Do this — Reproduce the listing below character for character; drop every image.

Input records —
++++++++

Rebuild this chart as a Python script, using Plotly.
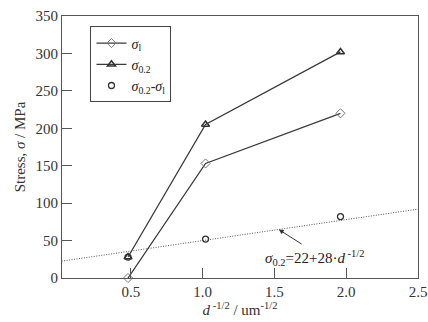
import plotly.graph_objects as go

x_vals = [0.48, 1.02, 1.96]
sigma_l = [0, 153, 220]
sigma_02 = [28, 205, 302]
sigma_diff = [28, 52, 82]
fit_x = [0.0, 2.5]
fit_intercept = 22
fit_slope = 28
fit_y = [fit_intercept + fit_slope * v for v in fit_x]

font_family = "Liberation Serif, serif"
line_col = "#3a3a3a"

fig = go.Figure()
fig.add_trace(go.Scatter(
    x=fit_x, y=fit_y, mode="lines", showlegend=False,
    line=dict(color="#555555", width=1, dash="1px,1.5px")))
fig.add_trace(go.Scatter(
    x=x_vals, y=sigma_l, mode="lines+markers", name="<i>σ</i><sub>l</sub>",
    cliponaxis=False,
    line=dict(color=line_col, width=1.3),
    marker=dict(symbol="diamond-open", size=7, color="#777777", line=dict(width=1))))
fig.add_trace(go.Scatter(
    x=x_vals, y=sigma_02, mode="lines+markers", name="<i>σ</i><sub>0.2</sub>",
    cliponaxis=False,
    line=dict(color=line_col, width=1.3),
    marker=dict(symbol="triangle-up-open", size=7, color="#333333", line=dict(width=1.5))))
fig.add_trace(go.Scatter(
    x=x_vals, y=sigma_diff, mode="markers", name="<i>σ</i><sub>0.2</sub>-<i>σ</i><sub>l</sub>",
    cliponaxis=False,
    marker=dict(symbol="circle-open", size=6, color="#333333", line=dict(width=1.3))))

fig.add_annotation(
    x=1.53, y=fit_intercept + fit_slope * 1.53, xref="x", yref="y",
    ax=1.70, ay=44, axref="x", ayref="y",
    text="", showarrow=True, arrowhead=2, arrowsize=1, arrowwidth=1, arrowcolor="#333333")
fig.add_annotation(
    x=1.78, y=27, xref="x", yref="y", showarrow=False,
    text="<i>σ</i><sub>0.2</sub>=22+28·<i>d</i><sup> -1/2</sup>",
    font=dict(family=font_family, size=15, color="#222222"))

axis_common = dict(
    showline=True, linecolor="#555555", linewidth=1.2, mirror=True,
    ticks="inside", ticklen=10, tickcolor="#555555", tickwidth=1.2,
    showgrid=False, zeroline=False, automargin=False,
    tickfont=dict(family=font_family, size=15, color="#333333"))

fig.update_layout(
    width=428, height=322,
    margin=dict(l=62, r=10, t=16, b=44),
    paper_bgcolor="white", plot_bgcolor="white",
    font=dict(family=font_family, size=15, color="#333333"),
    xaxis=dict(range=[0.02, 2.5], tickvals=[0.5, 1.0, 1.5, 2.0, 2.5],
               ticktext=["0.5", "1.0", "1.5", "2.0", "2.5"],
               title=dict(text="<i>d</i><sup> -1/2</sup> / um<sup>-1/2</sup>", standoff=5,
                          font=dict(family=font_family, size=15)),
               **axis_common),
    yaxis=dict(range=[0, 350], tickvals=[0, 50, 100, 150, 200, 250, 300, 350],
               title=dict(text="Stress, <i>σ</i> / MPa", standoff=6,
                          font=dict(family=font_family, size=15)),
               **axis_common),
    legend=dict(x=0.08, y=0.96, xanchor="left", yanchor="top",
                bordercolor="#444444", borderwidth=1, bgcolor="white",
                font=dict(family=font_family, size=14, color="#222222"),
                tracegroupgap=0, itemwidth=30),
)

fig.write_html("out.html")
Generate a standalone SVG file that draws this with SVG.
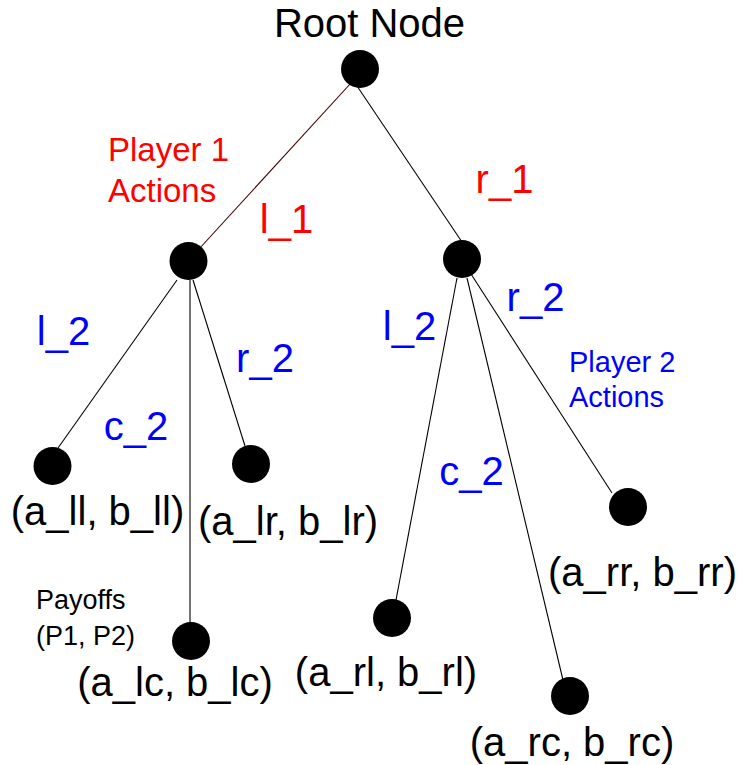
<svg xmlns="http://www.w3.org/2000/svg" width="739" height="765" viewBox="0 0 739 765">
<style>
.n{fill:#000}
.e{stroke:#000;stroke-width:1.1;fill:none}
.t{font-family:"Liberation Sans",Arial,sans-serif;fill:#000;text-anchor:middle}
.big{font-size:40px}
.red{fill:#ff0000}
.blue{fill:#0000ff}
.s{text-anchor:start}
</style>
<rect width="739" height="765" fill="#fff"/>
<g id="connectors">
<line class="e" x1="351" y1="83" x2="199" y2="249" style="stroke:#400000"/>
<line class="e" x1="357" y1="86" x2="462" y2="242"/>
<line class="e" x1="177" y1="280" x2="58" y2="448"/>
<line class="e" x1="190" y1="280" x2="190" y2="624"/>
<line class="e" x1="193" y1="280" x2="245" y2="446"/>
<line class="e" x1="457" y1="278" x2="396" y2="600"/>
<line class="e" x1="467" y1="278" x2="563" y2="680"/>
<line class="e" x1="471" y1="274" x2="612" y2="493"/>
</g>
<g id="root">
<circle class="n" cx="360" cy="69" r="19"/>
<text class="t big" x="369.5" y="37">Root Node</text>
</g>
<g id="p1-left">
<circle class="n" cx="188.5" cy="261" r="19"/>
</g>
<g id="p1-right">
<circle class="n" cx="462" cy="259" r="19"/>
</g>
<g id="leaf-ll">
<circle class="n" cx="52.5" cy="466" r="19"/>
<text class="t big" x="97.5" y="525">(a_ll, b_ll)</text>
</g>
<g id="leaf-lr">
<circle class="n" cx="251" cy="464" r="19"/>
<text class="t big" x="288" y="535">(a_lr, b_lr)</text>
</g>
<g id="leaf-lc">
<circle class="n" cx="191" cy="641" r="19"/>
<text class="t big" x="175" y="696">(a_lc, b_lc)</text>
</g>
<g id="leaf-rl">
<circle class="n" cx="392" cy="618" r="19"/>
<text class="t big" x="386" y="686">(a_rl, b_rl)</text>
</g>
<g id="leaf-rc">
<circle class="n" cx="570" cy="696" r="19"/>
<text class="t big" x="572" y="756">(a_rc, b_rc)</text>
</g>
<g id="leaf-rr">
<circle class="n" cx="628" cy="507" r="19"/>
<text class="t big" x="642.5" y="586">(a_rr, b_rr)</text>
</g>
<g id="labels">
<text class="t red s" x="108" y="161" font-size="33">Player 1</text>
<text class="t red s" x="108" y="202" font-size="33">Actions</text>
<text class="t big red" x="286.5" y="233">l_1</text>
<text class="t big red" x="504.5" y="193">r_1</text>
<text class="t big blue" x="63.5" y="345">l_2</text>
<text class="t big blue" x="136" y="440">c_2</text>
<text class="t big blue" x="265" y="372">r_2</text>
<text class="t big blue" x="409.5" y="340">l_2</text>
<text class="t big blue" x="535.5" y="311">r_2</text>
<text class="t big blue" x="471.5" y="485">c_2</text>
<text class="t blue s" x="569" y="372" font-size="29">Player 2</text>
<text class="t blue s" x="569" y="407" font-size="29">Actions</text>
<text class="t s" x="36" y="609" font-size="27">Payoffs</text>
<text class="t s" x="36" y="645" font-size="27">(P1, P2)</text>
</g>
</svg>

++++++++

Answer to this task —
Rebuild this chart as a Python script, using Plotly.
import plotly.graph_objects as go

x_vals = [0.48, 1.02, 1.96]
sigma_l = [0, 153, 220]
sigma_02 = [28, 205, 302]
sigma_diff = [28, 52, 82]
fit_x = [0.0, 2.5]
fit_intercept = 22
fit_slope = 28
fit_y = [fit_intercept + fit_slope * v for v in fit_x]

font_family = "Liberation Serif, serif"
line_col = "#3a3a3a"

fig = go.Figure()
fig.add_trace(go.Scatter(
    x=fit_x, y=fit_y, mode="lines", showlegend=False,
    line=dict(color="#555555", width=1, dash="1px,1.5px")))
fig.add_trace(go.Scatter(
    x=x_vals, y=sigma_l, mode="lines+markers", name="<i>σ</i><sub>l</sub>",
    cliponaxis=False,
    line=dict(color=line_col, width=1.3),
    marker=dict(symbol="diamond-open", size=7, color="#777777", line=dict(width=1))))
fig.add_trace(go.Scatter(
    x=x_vals, y=sigma_02, mode="lines+markers", name="<i>σ</i><sub>0.2</sub>",
    cliponaxis=False,
    line=dict(color=line_col, width=1.3),
    marker=dict(symbol="triangle-up-open", size=7, color="#333333", line=dict(width=1.5))))
fig.add_trace(go.Scatter(
    x=x_vals, y=sigma_diff, mode="markers", name="<i>σ</i><sub>0.2</sub>-<i>σ</i><sub>l</sub>",
    cliponaxis=False,
    marker=dict(symbol="circle-open", size=6, color="#333333", line=dict(width=1.3))))

fig.add_annotation(
    x=1.53, y=fit_intercept + fit_slope * 1.53, xref="x", yref="y",
    ax=1.70, ay=44, axref="x", ayref="y",
    text="", showarrow=True, arrowhead=2, arrowsize=1, arrowwidth=1, arrowcolor="#333333")
fig.add_annotation(
    x=1.78, y=27, xref="x", yref="y", showarrow=False,
    text="<i>σ</i><sub>0.2</sub>=22+28·<i>d</i><sup> -1/2</sup>",
    font=dict(family=font_family, size=15, color="#222222"))

axis_common = dict(
    showline=True, linecolor="#555555", linewidth=1.2, mirror=True,
    ticks="inside", ticklen=10, tickcolor="#555555", tickwidth=1.2,
    showgrid=False, zeroline=False, automargin=False,
    tickfont=dict(family=font_family, size=15, color="#333333"))

fig.update_layout(
    width=428, height=322,
    margin=dict(l=62, r=10, t=16, b=44),
    paper_bgcolor="white", plot_bgcolor="white",
    font=dict(family=font_family, size=15, color="#333333"),
    xaxis=dict(range=[0.02, 2.5], tickvals=[0.5, 1.0, 1.5, 2.0, 2.5],
               ticktext=["0.5", "1.0", "1.5", "2.0", "2.5"],
               title=dict(text="<i>d</i><sup> -1/2</sup> / um<sup>-1/2</sup>", standoff=5,
                          font=dict(family=font_family, size=15)),
               **axis_common),
    yaxis=dict(range=[0, 350], tickvals=[0, 50, 100, 150, 200, 250, 300, 350],
               title=dict(text="Stress, <i>σ</i> / MPa", standoff=6,
                          font=dict(family=font_family, size=15)),
               **axis_common),
    legend=dict(x=0.08, y=0.96, xanchor="left", yanchor="top",
                bordercolor="#444444", borderwidth=1, bgcolor="white",
                font=dict(family=font_family, size=14, color="#222222"),
                tracegroupgap=0, itemwidth=30),
)

fig.write_html("out.html")
Generate a standalone SVG file that draws this with SVG.
<svg xmlns="http://www.w3.org/2000/svg" width="739" height="765" viewBox="0 0 739 765">
<style>
.n{fill:#000}
.e{stroke:#000;stroke-width:1.1;fill:none}
.t{font-family:"Liberation Sans",Arial,sans-serif;fill:#000;text-anchor:middle}
.big{font-size:40px}
.red{fill:#ff0000}
.blue{fill:#0000ff}
.s{text-anchor:start}
</style>
<rect width="739" height="765" fill="#fff"/>
<g id="connectors">
<line class="e" x1="351" y1="83" x2="199" y2="249" style="stroke:#400000"/>
<line class="e" x1="357" y1="86" x2="462" y2="242"/>
<line class="e" x1="177" y1="280" x2="58" y2="448"/>
<line class="e" x1="190" y1="280" x2="190" y2="624"/>
<line class="e" x1="193" y1="280" x2="245" y2="446"/>
<line class="e" x1="457" y1="278" x2="396" y2="600"/>
<line class="e" x1="467" y1="278" x2="563" y2="680"/>
<line class="e" x1="471" y1="274" x2="612" y2="493"/>
</g>
<g id="root">
<circle class="n" cx="360" cy="69" r="19"/>
<text class="t big" x="369.5" y="37">Root Node</text>
</g>
<g id="p1-left">
<circle class="n" cx="188.5" cy="261" r="19"/>
</g>
<g id="p1-right">
<circle class="n" cx="462" cy="259" r="19"/>
</g>
<g id="leaf-ll">
<circle class="n" cx="52.5" cy="466" r="19"/>
<text class="t big" x="97.5" y="525">(a_ll, b_ll)</text>
</g>
<g id="leaf-lr">
<circle class="n" cx="251" cy="464" r="19"/>
<text class="t big" x="288" y="535">(a_lr, b_lr)</text>
</g>
<g id="leaf-lc">
<circle class="n" cx="191" cy="641" r="19"/>
<text class="t big" x="175" y="696">(a_lc, b_lc)</text>
</g>
<g id="leaf-rl">
<circle class="n" cx="392" cy="618" r="19"/>
<text class="t big" x="386" y="686">(a_rl, b_rl)</text>
</g>
<g id="leaf-rc">
<circle class="n" cx="570" cy="696" r="19"/>
<text class="t big" x="572" y="756">(a_rc, b_rc)</text>
</g>
<g id="leaf-rr">
<circle class="n" cx="628" cy="507" r="19"/>
<text class="t big" x="642.5" y="586">(a_rr, b_rr)</text>
</g>
<g id="labels">
<text class="t red s" x="108" y="161" font-size="33">Player 1</text>
<text class="t red s" x="108" y="202" font-size="33">Actions</text>
<text class="t big red" x="286.5" y="233">l_1</text>
<text class="t big red" x="504.5" y="193">r_1</text>
<text class="t big blue" x="63.5" y="345">l_2</text>
<text class="t big blue" x="136" y="440">c_2</text>
<text class="t big blue" x="265" y="372">r_2</text>
<text class="t big blue" x="409.5" y="340">l_2</text>
<text class="t big blue" x="535.5" y="311">r_2</text>
<text class="t big blue" x="471.5" y="485">c_2</text>
<text class="t blue s" x="569" y="372" font-size="29">Player 2</text>
<text class="t blue s" x="569" y="407" font-size="29">Actions</text>
<text class="t s" x="36" y="609" font-size="27">Payoffs</text>
<text class="t s" x="36" y="645" font-size="27">(P1, P2)</text>
</g>
</svg>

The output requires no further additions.